Dopo una esibizione temi più il giudizio del pubblico o della critica?

Cerco di non temere nessuno dei due facendo un buon lavoro. Negli anni ho avuto il piacere di esibirmi spesso e diciamo che acchiappare il pubblico è anche un fatto di mestiere e poi difficilmente ho avuto critiche negative dopo una esibizione. La critica è relativa nel senso che se è  costruttiva, ben venga. Non è presunzione ma penso che i peggiori critici siamo noi stessi e quindi io sono terribile con me stessa. Un mio  amico mi ha detto che è evidente che sono più in competizione con me stessa  che con tutto il resto (risata).

Quali sono le tue ambizioni?

Vorrei continuare a fare bene quello che sto facendo. Il successo alla fine è una cosa che si è fatta succedere, come ha detto un altro amico mio (risata). Va e viene ma è abbastanza relativo. Mi piacerebbe essere sempre in comfort con me stessa, rispetto a quello che faccio, sapermi dare il tempo e lo spazio per fare bene quello che la mia creatività mi stimola. A volte la mia ambizione è forse questa, cioè di riuscire sempre di più ad ascoltare me stessa e concretizzare quello che all’inizio parte come un’idea.

Quali arie preferisci? Puccini, Mozart, Verdi?

Sicuramente quella di Mozart e di Giacomo Puccini.

Con la lirica hai cantato anche all’estero. Qual è il pubblico più attento, quello che ti ha dato più soddisfazione?

Sicuramente quando si portano i brand italiano all’estero è tutto un po’ più semplice.  C’è comunque la magia del cantante lirico italiano. La platea americana è sicuramente una platea molto più accogliente e ti senti come se al pubblico tu facessi una magia, un incantesimo. Loro sono molto pronti e preparati ad ascoltarti, a sentirti, ad accogliere quello che tu fai. In Italia è un po’ più difficile anche perché, non voglio essere tranchant, ma chi va ad ascoltare un concerto di musica che si fa in Italia ha un interesse e anche una consapevolezza in quell’ascolto sicuramente alta. Però forse ha persa l’idea appunto del miracolo della voce, invece devo dire che all’estero è più ambito, più aspettato. Il cantante italiano che canta un’aria di Puccini è una cosa che merita ascolto e merita anche un certo tipo di clemenza, di indulgenza secondo me perché non sempre si sentono delle belle cose dall’altra parte del mondo. Sicuramente ti da tanta soddisfazione soprattutto se pensi di aver fatto un buon lavoro e se vedi che arrivi a creare e a trasmettere delle emozioni. Noi italiani siamo un po’ più critici in generale ma questo fa parte della nostra cultura.

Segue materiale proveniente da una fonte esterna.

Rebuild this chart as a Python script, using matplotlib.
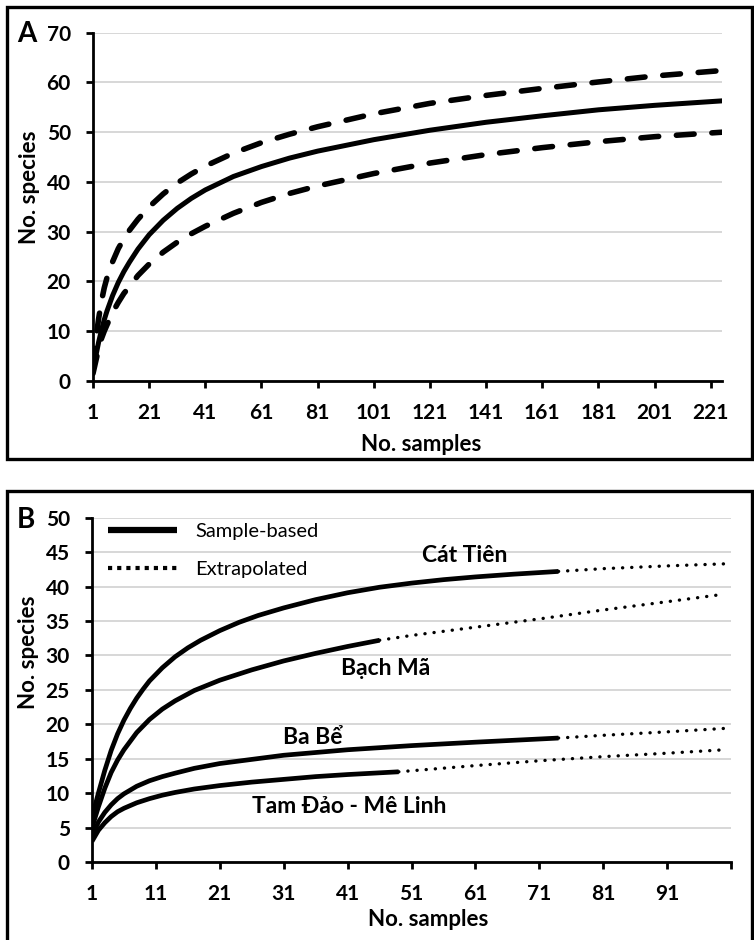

Ad un giovane che si avvicina alla lirica, che consigli vorresti dare?

Di studiare tanto, lo studio della voce è un training fantastico perché ti mette in connessione con te stesso in maniera molto profonda. Quindi studiare e non adagiarsi mai sul proprio suono, ma lavorarci sempre perché possa essere sempre fresco, versatile, eclettico e pronto ad essere un qualcosa che serve per comunicare. Siamo uno strumento, non siamo solo un miracolo di cui parlavo prima. Io poi vengo da un percorso di studio per cui quando sono entrata in conservatorio mi è stata data fiducia ma non è che avevo una voce fatta. Sapevo cantare ma non sapevo cantare musica lirica, quindi ho dovuto veramente studiare e non sempre i tempi che io auspicavo ci volessero per arrivare ad un obiettivo, sono stati tempi reali, ma addirittura si sono allungati. Altro consiglio è quello di non essere impaziente ma dare al proprio corpo, alla propria testa e alla propria voce lo spazio e il tempo necessario per svilupparsi e suonare e risuonare pienamente.